◆ **MATERIAL SUPPLIED**
◇ ◇ ◇ ◇ ◇ ◇ ◇
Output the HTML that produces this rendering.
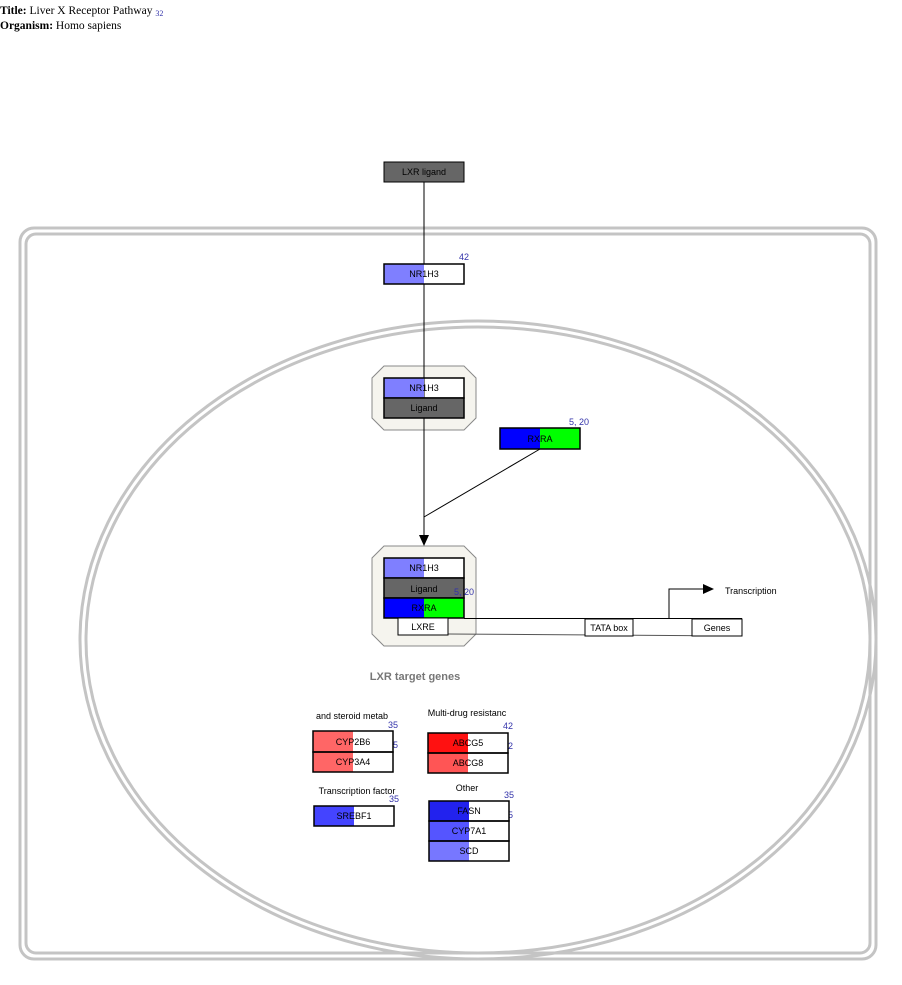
◇ ◇ ◇ ◇ ◇ ◇ ◇
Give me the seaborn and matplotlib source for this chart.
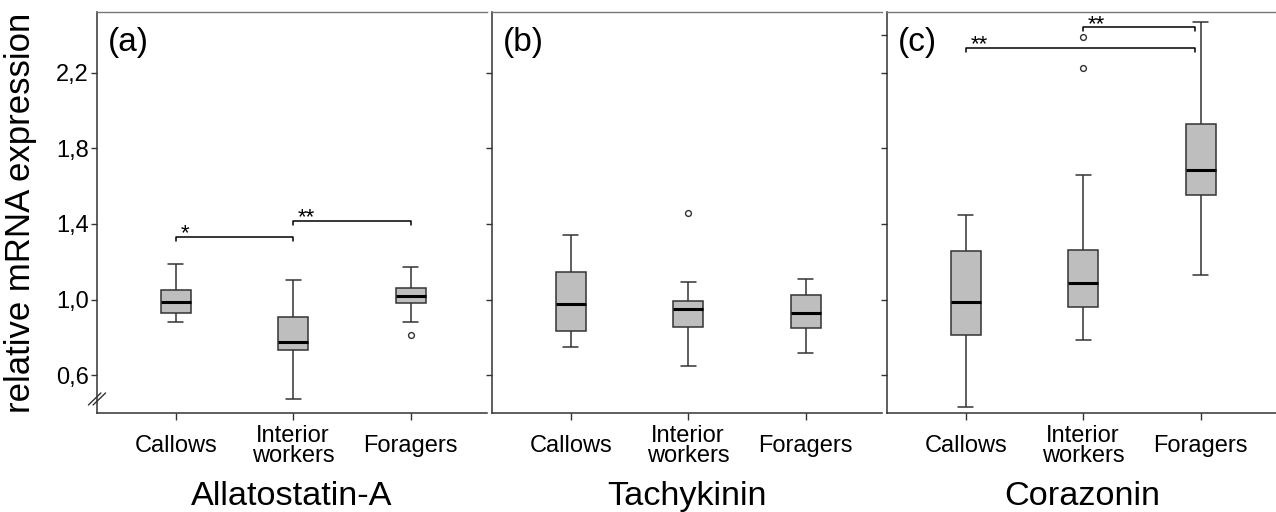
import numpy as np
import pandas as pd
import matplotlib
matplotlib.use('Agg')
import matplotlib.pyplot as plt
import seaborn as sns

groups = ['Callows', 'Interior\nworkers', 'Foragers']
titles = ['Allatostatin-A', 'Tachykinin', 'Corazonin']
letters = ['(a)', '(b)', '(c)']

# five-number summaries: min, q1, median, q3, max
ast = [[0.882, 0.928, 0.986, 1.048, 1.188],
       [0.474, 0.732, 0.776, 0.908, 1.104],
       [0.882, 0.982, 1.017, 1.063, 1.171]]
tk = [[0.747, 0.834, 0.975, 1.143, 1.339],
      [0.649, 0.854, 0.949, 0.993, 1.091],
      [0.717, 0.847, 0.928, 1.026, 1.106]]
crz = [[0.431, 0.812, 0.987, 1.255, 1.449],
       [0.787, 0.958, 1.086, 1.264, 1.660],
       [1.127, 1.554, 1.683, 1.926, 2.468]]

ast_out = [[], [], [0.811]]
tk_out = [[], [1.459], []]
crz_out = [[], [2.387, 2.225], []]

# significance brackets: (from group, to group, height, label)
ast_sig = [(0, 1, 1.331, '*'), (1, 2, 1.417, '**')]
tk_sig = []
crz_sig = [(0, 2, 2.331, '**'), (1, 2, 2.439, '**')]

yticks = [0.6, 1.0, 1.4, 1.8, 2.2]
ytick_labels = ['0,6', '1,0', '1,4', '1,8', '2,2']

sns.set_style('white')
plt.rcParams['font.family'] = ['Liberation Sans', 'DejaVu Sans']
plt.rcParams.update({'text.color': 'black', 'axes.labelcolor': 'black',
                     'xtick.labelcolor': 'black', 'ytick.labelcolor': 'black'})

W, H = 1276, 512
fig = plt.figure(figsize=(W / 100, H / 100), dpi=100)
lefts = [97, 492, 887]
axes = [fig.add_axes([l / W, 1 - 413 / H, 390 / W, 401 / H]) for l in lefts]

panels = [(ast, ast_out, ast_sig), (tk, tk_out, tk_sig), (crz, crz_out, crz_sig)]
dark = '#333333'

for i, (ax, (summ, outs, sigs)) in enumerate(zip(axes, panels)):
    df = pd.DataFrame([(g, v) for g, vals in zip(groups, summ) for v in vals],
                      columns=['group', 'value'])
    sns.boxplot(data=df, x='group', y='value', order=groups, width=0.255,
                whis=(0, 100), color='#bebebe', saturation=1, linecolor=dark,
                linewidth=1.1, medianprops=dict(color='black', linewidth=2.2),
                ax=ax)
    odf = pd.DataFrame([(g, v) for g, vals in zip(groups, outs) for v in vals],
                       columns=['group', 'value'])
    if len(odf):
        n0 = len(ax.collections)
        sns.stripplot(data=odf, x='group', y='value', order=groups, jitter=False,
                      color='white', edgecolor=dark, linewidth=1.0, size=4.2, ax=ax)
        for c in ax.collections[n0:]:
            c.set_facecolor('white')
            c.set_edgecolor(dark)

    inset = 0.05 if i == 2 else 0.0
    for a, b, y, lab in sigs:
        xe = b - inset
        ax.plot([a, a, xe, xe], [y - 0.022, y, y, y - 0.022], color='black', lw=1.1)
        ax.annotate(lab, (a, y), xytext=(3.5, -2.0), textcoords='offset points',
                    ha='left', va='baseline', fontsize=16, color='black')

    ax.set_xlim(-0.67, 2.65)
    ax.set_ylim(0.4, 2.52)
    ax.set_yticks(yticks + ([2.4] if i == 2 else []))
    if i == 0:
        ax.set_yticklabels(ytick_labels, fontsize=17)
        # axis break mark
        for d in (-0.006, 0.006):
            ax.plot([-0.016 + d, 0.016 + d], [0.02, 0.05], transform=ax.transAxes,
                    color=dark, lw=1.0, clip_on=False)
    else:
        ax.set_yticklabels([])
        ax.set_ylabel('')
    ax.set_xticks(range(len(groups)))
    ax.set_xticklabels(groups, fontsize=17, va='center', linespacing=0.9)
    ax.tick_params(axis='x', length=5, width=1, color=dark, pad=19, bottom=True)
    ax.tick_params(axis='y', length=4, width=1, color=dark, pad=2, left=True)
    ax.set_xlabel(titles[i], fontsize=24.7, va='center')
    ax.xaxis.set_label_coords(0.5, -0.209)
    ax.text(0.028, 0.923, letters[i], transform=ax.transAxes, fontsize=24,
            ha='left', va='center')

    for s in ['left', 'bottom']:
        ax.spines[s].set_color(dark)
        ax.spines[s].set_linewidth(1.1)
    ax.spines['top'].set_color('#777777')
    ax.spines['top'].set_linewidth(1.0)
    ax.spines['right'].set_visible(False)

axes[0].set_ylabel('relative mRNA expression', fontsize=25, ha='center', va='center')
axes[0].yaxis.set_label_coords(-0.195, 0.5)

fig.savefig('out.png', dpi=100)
◇ ◇ ◇ ◇ ◇ ◇ ◇
◆ **TASK BRIEF**
Only the lines from "Give me the" through "dark = '#333333'" should appear in your output, copied exactly with both end lines, and with no pictures.

◆ **ANSWER IN FULL**
Give me the seaborn and matplotlib source for this chart.
import numpy as np
import pandas as pd
import matplotlib
matplotlib.use('Agg')
import matplotlib.pyplot as plt
import seaborn as sns

groups = ['Callows', 'Interior\nworkers', 'Foragers']
titles = ['Allatostatin-A', 'Tachykinin', 'Corazonin']
letters = ['(a)', '(b)', '(c)']

# five-number summaries: min, q1, median, q3, max
ast = [[0.882, 0.928, 0.986, 1.048, 1.188],
       [0.474, 0.732, 0.776, 0.908, 1.104],
       [0.882, 0.982, 1.017, 1.063, 1.171]]
tk = [[0.747, 0.834, 0.975, 1.143, 1.339],
      [0.649, 0.854, 0.949, 0.993, 1.091],
      [0.717, 0.847, 0.928, 1.026, 1.106]]
crz = [[0.431, 0.812, 0.987, 1.255, 1.449],
       [0.787, 0.958, 1.086, 1.264, 1.660],
       [1.127, 1.554, 1.683, 1.926, 2.468]]

ast_out = [[], [], [0.811]]
tk_out = [[], [1.459], []]
crz_out = [[], [2.387, 2.225], []]

# significance brackets: (from group, to group, height, label)
ast_sig = [(0, 1, 1.331, '*'), (1, 2, 1.417, '**')]
tk_sig = []
crz_sig = [(0, 2, 2.331, '**'), (1, 2, 2.439, '**')]

yticks = [0.6, 1.0, 1.4, 1.8, 2.2]
ytick_labels = ['0,6', '1,0', '1,4', '1,8', '2,2']

sns.set_style('white')
plt.rcParams['font.family'] = ['Liberation Sans', 'DejaVu Sans']
plt.rcParams.update({'text.color': 'black', 'axes.labelcolor': 'black',
                     'xtick.labelcolor': 'black', 'ytick.labelcolor': 'black'})

W, H = 1276, 512
fig = plt.figure(figsize=(W / 100, H / 100), dpi=100)
lefts = [97, 492, 887]
axes = [fig.add_axes([l / W, 1 - 413 / H, 390 / W, 401 / H]) for l in lefts]

panels = [(ast, ast_out, ast_sig), (tk, tk_out, tk_sig), (crz, crz_out, crz_sig)]
dark = '#333333'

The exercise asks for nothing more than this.